Task requirements
Leave the pictures out and quote every line from the start of the listing to the line with "axes.yaxis.set_tick_params(pad=8)", inclusive.

** Start of Rows **

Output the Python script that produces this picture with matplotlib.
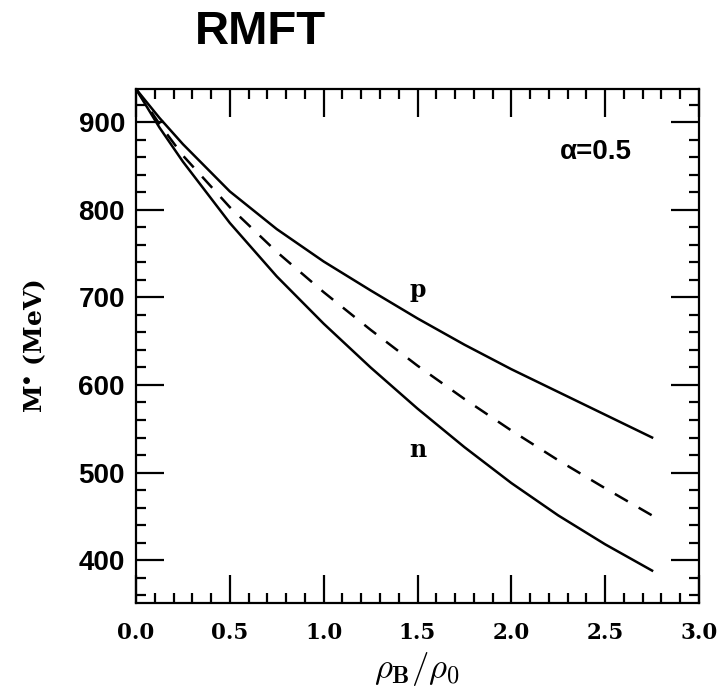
import matplotlib
matplotlib.use('agg')
from matplotlib import pyplot
from matplotlib.ticker import MultipleLocator

# effective nucleon masses vs density
density = [0.0, 0.125, 0.25, 0.5, 0.75, 1.0, 1.25, 1.5, 1.75, 2.0, 2.25, 2.5, 2.75]
mass_p = [938, 905, 875, 821, 778, 741, 708, 676, 646, 618, 592, 566, 540]
mass_avg = [938, 898, 862, 803, 752, 706, 663, 622, 584, 548, 514, 482, 451]
mass_n = [938, 894, 855, 785, 724, 670, 620, 573, 529, 488, 451, 418, 388]

pyplot.rcParams['mathtext.fontset'] = 'cm'

figura = pyplot.figure(figsize=(7.18, 6.88), dpi=100)
axes = figura.add_axes([136 / 718, 1 - 603 / 688, 563 / 718, 514 / 688])

axes.plot(density, mass_p, color='black', linewidth=1.8)
axes.plot(density, mass_avg, color='black', linewidth=1.8, dashes=(6, 5))
axes.plot(density, mass_n, color='black', linewidth=1.8)

axes.set_xlim(0, 3.0)
axes.set_ylim(351, 938)
axes.xaxis.set_major_locator(MultipleLocator(0.5))
axes.xaxis.set_minor_locator(MultipleLocator(0.1))
axes.yaxis.set_major_locator(MultipleLocator(100))
axes.yaxis.set_minor_locator(MultipleLocator(20))
axes.tick_params(which='both', direction='in', top=True, right=True, width=1.6)
axes.tick_params(which='major', length=20)
axes.tick_params(which='minor', length=7)
for spine in axes.spines.values():
    spine.set_linewidth(1.6)

axes.set_xticklabels(['%.1f' % v for v in axes.get_xticks()])
for lab in axes.get_xticklabels():
    lab.set_fontfamily('DejaVu Serif')
    lab.set_fontweight('bold')
    lab.set_fontsize(15.5)
for lab in axes.get_yticklabels():
    lab.set_fontfamily('Liberation Sans')
    lab.set_fontweight('bold')
    lab.set_fontsize(20)
axes.xaxis.set_tick_params(pad=14)
axes.yaxis.set_tick_params(pad=8)

axes.text(1.5, 708, 'p', fontsize=17, fontweight='bold', family='DejaVu Serif', ha='center', va='center')
axes.text(1.5, 526, 'n', fontsize=17, fontweight='bold', family='DejaVu Serif', ha='center', va='center')
axes.text(2.45, 866, 'α=0.5', fontsize=20, fontweight='bold', family='Liberation Sans', ha='center', va='center')

axes.set_xlabel(r'$\rho_{\mathbf{B}}/\rho_0$', fontsize=25, labelpad=4)
axes.set_ylabel(r'M$^{\bullet}$ (MeV)', fontsize=18, fontweight='bold', family='DejaVu Serif', labelpad=22)

figura.text(260 / 718, 1 - 32 / 688, 'RMFT', fontsize=34, fontweight='bold', family='Liberation Sans', ha='center', va='center')

pyplot.savefig('out.png', dpi=100)
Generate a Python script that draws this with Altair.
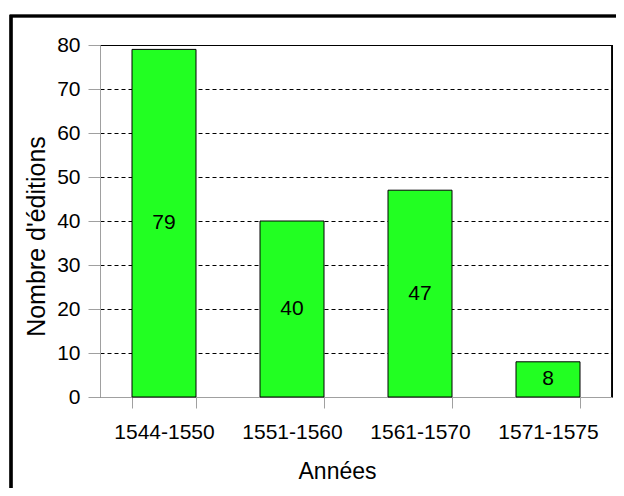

** End of Rows **

Complete answer
Output the Python script that produces this picture with matplotlib.
import matplotlib
matplotlib.use('agg')
from matplotlib import pyplot
from matplotlib.ticker import MultipleLocator

# effective nucleon masses vs density
density = [0.0, 0.125, 0.25, 0.5, 0.75, 1.0, 1.25, 1.5, 1.75, 2.0, 2.25, 2.5, 2.75]
mass_p = [938, 905, 875, 821, 778, 741, 708, 676, 646, 618, 592, 566, 540]
mass_avg = [938, 898, 862, 803, 752, 706, 663, 622, 584, 548, 514, 482, 451]
mass_n = [938, 894, 855, 785, 724, 670, 620, 573, 529, 488, 451, 418, 388]

pyplot.rcParams['mathtext.fontset'] = 'cm'

figura = pyplot.figure(figsize=(7.18, 6.88), dpi=100)
axes = figura.add_axes([136 / 718, 1 - 603 / 688, 563 / 718, 514 / 688])

axes.plot(density, mass_p, color='black', linewidth=1.8)
axes.plot(density, mass_avg, color='black', linewidth=1.8, dashes=(6, 5))
axes.plot(density, mass_n, color='black', linewidth=1.8)

axes.set_xlim(0, 3.0)
axes.set_ylim(351, 938)
axes.xaxis.set_major_locator(MultipleLocator(0.5))
axes.xaxis.set_minor_locator(MultipleLocator(0.1))
axes.yaxis.set_major_locator(MultipleLocator(100))
axes.yaxis.set_minor_locator(MultipleLocator(20))
axes.tick_params(which='both', direction='in', top=True, right=True, width=1.6)
axes.tick_params(which='major', length=20)
axes.tick_params(which='minor', length=7)
for spine in axes.spines.values():
    spine.set_linewidth(1.6)

axes.set_xticklabels(['%.1f' % v for v in axes.get_xticks()])
for lab in axes.get_xticklabels():
    lab.set_fontfamily('DejaVu Serif')
    lab.set_fontweight('bold')
    lab.set_fontsize(15.5)
for lab in axes.get_yticklabels():
    lab.set_fontfamily('Liberation Sans')
    lab.set_fontweight('bold')
    lab.set_fontsize(20)
axes.xaxis.set_tick_params(pad=14)
axes.yaxis.set_tick_params(pad=8)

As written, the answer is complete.